[Start Task material]
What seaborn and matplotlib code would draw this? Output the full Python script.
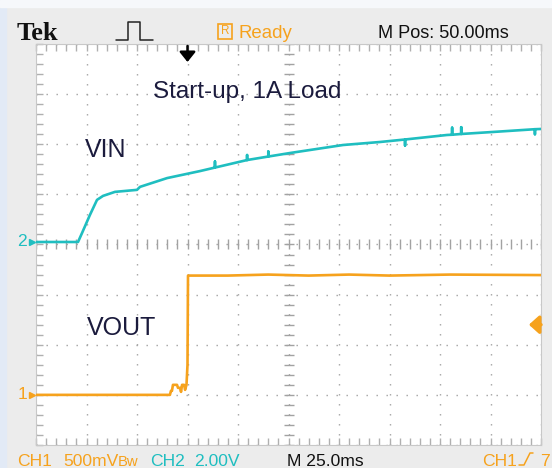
import numpy as np
import matplotlib
matplotlib.use("Agg")
import matplotlib.pyplot as plt
import matplotlib.transforms as mtrans
from matplotlib.patches import Rectangle
from matplotlib.lines import Line2D
from matplotlib.ticker import MultipleLocator
from matplotlib import font_manager as fm
import seaborn as sns

# CH2 : VIN  (time in ms relative to trigger, volts)
vin_t_ms = [-75.0, -54.2, -52.2, -48.3, -44.8, -41.8, -35.9, -25.0, -23.5, -10.1,
            6.2, 13.6, 13.6, 13.6, 29.5, 29.5, 29.5, 40.0, 40.0, 40.0, 50.7, 77.0,
            95.3, 107.7, 107.7, 107.7, 128.5, 131.0, 131.0, 131.0, 135.5, 135.5,
            135.5, 151.2, 172.0, 172.0, 172.0, 175.0]
vin_v = [0.00, 0.00, 0.36, 1.08, 1.68, 1.84, 2.00, 2.08, 2.20, 2.55,
         2.83, 2.97, 3.21, 2.97, 3.27, 3.47, 3.27, 3.41, 3.61, 3.41, 3.55, 3.87,
         3.99, 4.09, 3.85, 4.09, 4.27, 4.28, 4.56, 4.28, 4.31, 4.58,
         4.31, 4.39, 4.50, 4.30, 4.50, 4.51]

# CH1 : VOUT
vout_t_ms = [-75.0, -9.7, -8.7, -8.2, -7.7, -7.2, -5.2, -4.7, -3.7, -3.2, -2.7,
             -1.7, -1.2, -0.5, 0.0, 0.25, 20.0, 40.0, 60.0, 80.0, 100.0, 130.0,
             175.0]
vout_v = [0.00, 0.00, 0.00, 0.04, 0.04, 0.10, 0.10, 0.07, 0.07, 0.03, 0.10,
          0.10, 0.05, 0.10, 0.30, 1.19, 1.19, 1.20, 1.19, 1.20, 1.19, 1.20,
          1.195]

ch1_scale = 0.5        # V/div
ch2_scale = 2.0        # V/div
ch1_ground_div = -3.0
ch2_ground_div = 0.05
time_per_div = 25.0    # ms/div
m_pos = 50.0           # ms
trigger_level = 0.7    # V on CH1

header_labels = ["Tek", "Ready", "M Pos: 50.00ms"]
footer_labels = ["CH1", "500mV", "CH2", "2.00V", "M 25.0ms", "CH1", "7"]
annotations = ["Start-up, 1A Load", "VIN", "VOUT"]

TEAL = "#1fbec0"
ORANGE = "#f6a21d"
NAVY = "#1b1b3d"
GRID = "#a2a2a2"

# ---------------- style ----------------
sns.set_style("white")
plt.rcParams["lines.scale_dashes"] = False
names = {f.name for f in fm.fontManager.ttflist}
if "Liberation Sans Narrow" in names:
    SCOPE, K = "Liberation Sans Narrow", 1.0
else:
    SCOPE, K = "Liberation Sans", 0.84
plt.rcParams["font.family"] = ["Liberation Sans", "DejaVu Sans"]

W, H = 552, 468
fig = plt.figure(figsize=(W / 100, H / 100), dpi=100, facecolor="#ececec")
PX = mtrans.Affine2D().scale(1 / W, -1 / H).translate(0, 1) + fig.transFigure

fig.patches.append(Rectangle((0, 0), 6, H, transform=PX, color="#e2eaf6", zorder=0))
fig.patches.append(Rectangle((0, 0), W, 7, transform=PX, color="#f6f8fb", zorder=0))

# ---------------- graticule ----------------
L, T, R, B = 36, 44, 541, 445
ax = fig.add_axes([L / W, 1 - B / H, (R - L) / W, (B - T) / H])
ax.set_facecolor("white")
t0, t1 = m_pos - 5 * time_per_div, m_pos + 5 * time_per_div
ax.xaxis.set_major_locator(MultipleLocator(time_per_div))
ax.xaxis.set_minor_locator(MultipleLocator(time_per_div / 5))
ax.yaxis.set_major_locator(MultipleLocator(1))
ax.yaxis.set_minor_locator(MultipleLocator(0.2))
ax.tick_params(which="both", direction="in", top=True, right=True, bottom=True,
               left=True, length=5, width=1, color="#b0b0b0",
               labelbottom=False, labelleft=False)
for s in ax.spines.values():
    s.set_color("#c8c8c8")
    s.set_linewidth(0.8)
ax.grid(which="major", color=GRID, lw=1.0, linestyle=(0, (1, 6.2)))
ax.plot(np.full(41, m_pos), np.arange(-4, 4.001, 0.2), ls="none", marker="_",
        ms=7, mew=1, color=GRID)
ax.plot(np.arange(t0, t1 + 0.01, time_per_div / 5), np.zeros(51), ls="none",
        marker="|", ms=7, mew=1, color=GRID)
ax.set_xlim(t0, t1)
ax.set_ylim(-4, 4)

# ---------------- channels ----------------
ax2 = ax.twinx()
ax1 = ax.twinx()
sns.lineplot(x=vin_t_ms, y=vin_v, ax=ax2, estimator=None, sort=False,
             color=TEAL, lw=1.9)
sns.lineplot(x=vout_t_ms, y=vout_v, ax=ax1, estimator=None, sort=False,
             color=ORANGE, lw=1.9)
for a, sc, g in ((ax2, ch2_scale, ch2_ground_div), (ax1, ch1_scale, ch1_ground_div)):
    a.set_ylim((-4 - g) * sc, (4 - g) * sc)
    a.set_xlim(t0, t1)
    a.axis("off")

# ground markers
for a, lab, col in ((ax2, "2", TEAL), (ax1, "1", ORANGE)):
    bt = mtrans.blended_transform_factory(a.transAxes, a.transData)
    a.text(0, 0, lab, transform=bt + mtrans.ScaledTranslation(-0.185, 0, fig.dpi_scale_trans),
           ha="left", va="center", color=col, fontsize=15 * K, family=SCOPE)
    a.plot([0], [0], marker=">", ms=5, color=col, clip_on=False,
           transform=bt + mtrans.ScaledTranslation(-0.045, 0, fig.dpi_scale_trans))

# trigger level marker (CH1)
ax1.annotate("", xy=(0.976, trigger_level), xycoords=("axes fraction", "data"),
             xytext=(1.0, trigger_level), textcoords=("axes fraction", "data"),
             arrowprops=dict(arrowstyle="-|>,head_length=0.5,head_width=0.45",
                             color=ORANGE, lw=2.5, shrinkA=0, shrinkB=0,
                             mutation_scale=12))
# trigger position marker
ax.annotate("", xy=(0.0, 0.955), xycoords=("data", "axes fraction"),
            xytext=(0.0, 0.995), textcoords=("data", "axes fraction"),
            arrowprops=dict(arrowstyle="-|>,head_length=0.5,head_width=0.4",
                            color="black", lw=1.8, shrinkA=0, shrinkB=0,
                            mutation_scale=12), annotation_clip=False)

# ---------------- header ----------------
fig.text(17 / W, 1 - 40 / H, header_labels[0], transform=fig.transFigure,
         family=["Liberation Serif", "DejaVu Serif"], weight="bold", fontsize=19,
         color="#111111", ha="left", va="baseline")
fig.add_artist(Line2D([116, 128, 128, 140, 140, 153], [40, 40, 22, 22, 40, 40],
                      transform=PX, color="#222222", lw=1.1))
fig.patches.append(Rectangle((218, 24), 14, 15, transform=PX, fill=False,
                             edgecolor=ORANGE, lw=1.2))
fig.text(225 / W, 1 - 31.5 / H, "R", color=ORANGE, fontsize=10 * K, family=SCOPE,
         ha="center", va="center")
fig.text(238 / W, 1 - 38 / H, header_labels[1], color=ORANGE, fontsize=16 * K,
         family=SCOPE, ha="left", va="baseline")
fig.text(378 / W, 1 - 38 / H, header_labels[2], color="#111111", fontsize=15.5 * K,
         family=SCOPE, ha="left", va="baseline")

# ---------------- footer ----------------
fy = 1 - 466 / H
fs = 15 * K
fig.text(17 / W, fy, footer_labels[0], color=ORANGE, fontsize=fs, family=SCOPE, va="baseline")
fig.text(63 / W, fy, footer_labels[1], color=ORANGE, fontsize=fs, family=SCOPE, va="baseline")
fig.text(118 / W, fy, "Bw", color=ORANGE, fontsize=fs * 0.85, family=SCOPE, va="baseline")
fig.text(150 / W, fy, footer_labels[2], color=TEAL, fontsize=fs, family=SCOPE, va="baseline")
fig.text(194 / W, fy, footer_labels[3], color=TEAL, fontsize=fs, family=SCOPE, va="baseline")
fig.text(287 / W, fy, footer_labels[4], color="#111111", fontsize=fs, family=SCOPE, va="baseline")
fig.text(482 / W, fy, footer_labels[5], color=ORANGE, fontsize=fs, family=SCOPE, va="baseline")
fig.add_artist(Line2D([519, 524, 530, 533], [465, 465, 453, 453], transform=PX,
                      color=ORANGE, lw=1.1))
fig.text(540 / W, fy, footer_labels[6], color=ORANGE, fontsize=fs, family=SCOPE, va="baseline")

# ---------------- annotations ----------------
fig.text(153 / W, 1 - 98 / H, annotations[0], color=NAVY, fontsize=17.5, ha="left", va="baseline")
fig.text(85 / W, 1 - 157 / H, annotations[1], color=NAVY, fontsize=18, ha="left", va="baseline")
fig.text(87 / W, 1 - 335 / H, annotations[2], color=NAVY, fontsize=18, ha="left", va="baseline")

fig.savefig("out.png", dpi=100, facecolor=fig.get_facecolor())
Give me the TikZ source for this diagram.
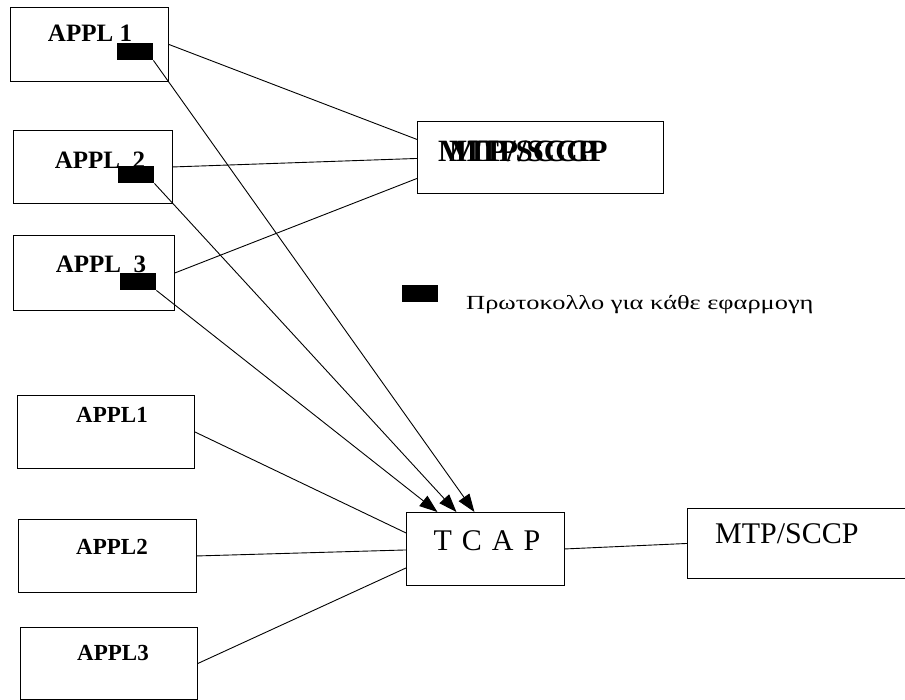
\documentclass[tikz,border=0pt]{standalone}
\usepackage{fontspec}
\setmainfont{Liberation Serif}
\usetikzlibrary{arrows.meta,calc}
\begin{document}
\begin{tikzpicture}[x=1pt,y=-1pt,
  box/.style={draw=black,line width=0.9pt,rectangle,inner sep=0pt,anchor=north west},
  sq/.style={fill=black,rectangle,inner sep=0pt,anchor=north west,minimum width=36,minimum height=17},
  line/.style={draw=black,line width=0.9pt},
  arr/.style={line,-{Triangle[length=18pt,width=13pt]}},
  apltop/.style={font=\fontsize{25}{25}\selectfont\bfseries,inner sep=0pt},
  aplbot/.style={font=\fontsize{23}{23}\selectfont\bfseries,inner sep=0pt},
  big/.style={font=\fontsize{30}{30}\selectfont,inner sep=0pt},
  bigbold/.style={font=\fontsize{31}{31}\selectfont\bfseries,inner sep=0pt,anchor=west}]
\useasboundingbox (0,0) rectangle (905,699);
\clip (0,0) rectangle (905,699);
\fill[white] (0,0) rectangle (905,699);

% application boxes with a per-application protocol block
\node[box,minimum width=158,minimum height=74] (a1) at (10,7) {};
\node[box,minimum width=159,minimum height=73] (a2) at (13,130) {};
\node[box,minimum width=161,minimum height=75] (a3) at (13,235) {};
\node[apltop] (ta1) at (90,33) {APPL 1};
\node[apltop] (ta2) at (100,160) {APPL\hspace{0.5em}2};
\node[apltop] (ta3) at (101,264) {APPL\hspace{0.5em}3};
\node[sq] (s1) at (117,43) {};
\node[sq] (s2) at (118,166) {};
\node[sq] (s3) at (120,273) {};

% shared MTP/SCCP (overprinted label)
\node[box,minimum width=246,minimum height=72] (mtp1) at (417,121) {};
\node[bigbold] (tm1) at (438,151) {MTP/SCCP};
\node[bigbold] (tm2) at (449,151) {MTP/SCCP};

% legend
\node[sq] (ls) at (402,285) {};
\node[font=\fontsize{20}{20}\selectfont,anchor=base west,inner sep=0pt] (lt) at (466,309)
  {\scalebox{1.32}[1]{Πρωτοκολλο για κάθε εφαρμογη}};

% lower applications, TCAP and MTP/SCCP
\node[box,minimum width=177,minimum height=73] (b1) at (17,395) {};
\node[box,minimum width=178,minimum height=73] (b2) at (18,519) {};
\node[box,minimum width=177,minimum height=72] (b3) at (20,627) {};
\node[aplbot] (tb1) at (112,415) {APPL1};
\node[aplbot] (tb2) at (112,547) {APPL2};
\node[aplbot] (tb3) at (113,653) {APPL3};

\node[box,minimum width=158,minimum height=73] (tcap) at (406,512) {};
\node[big] (tt) at (487,541) {T\,\,C\,\,A\,\,P};

\node[box,minimum width=240,minimum height=70] (mtp2) at (687,508) {};
\node[big,anchor=base west] (tm3) at (715,543) {MTP/SCCP};

% connectors to the shared MTP/SCCP
\draw[line] (a1.east) -- ($(mtp1.west)+(0,-18)$);
\draw[line] (a2.east) -- ($(mtp1.west)+(0,1)$);
\draw[line] (a3.east) -- ($(mtp1.west)+(0,21)$);

% protocol blocks down to TCAP
\draw[arr] (s1.south east) -- ($(tcap.north)+(-11,0)$);
\draw[arr] (s2.south east) -- ($(tcap.north)+(-29,0)$);
\draw[arr] (s3.south east) -- ($(tcap.north)+(-48,0)$);

% lower applications to TCAP
\draw[line] (b1.east) -- ($(tcap.west)+(0,-16)$);
\draw[line] (b2.east) -- ($(tcap.west)+(0,1)$);
\draw[line] (b3.east) -- ($(tcap.west)+(0,19)$);
\draw[line] (tcap.east) -- (mtp2.west);
\end{tikzpicture}
\end{document}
[End Task material]
=== Directions for this task ===
Report the number of lines holding the string "seaborn", without any other words.

=== Completed task ===
2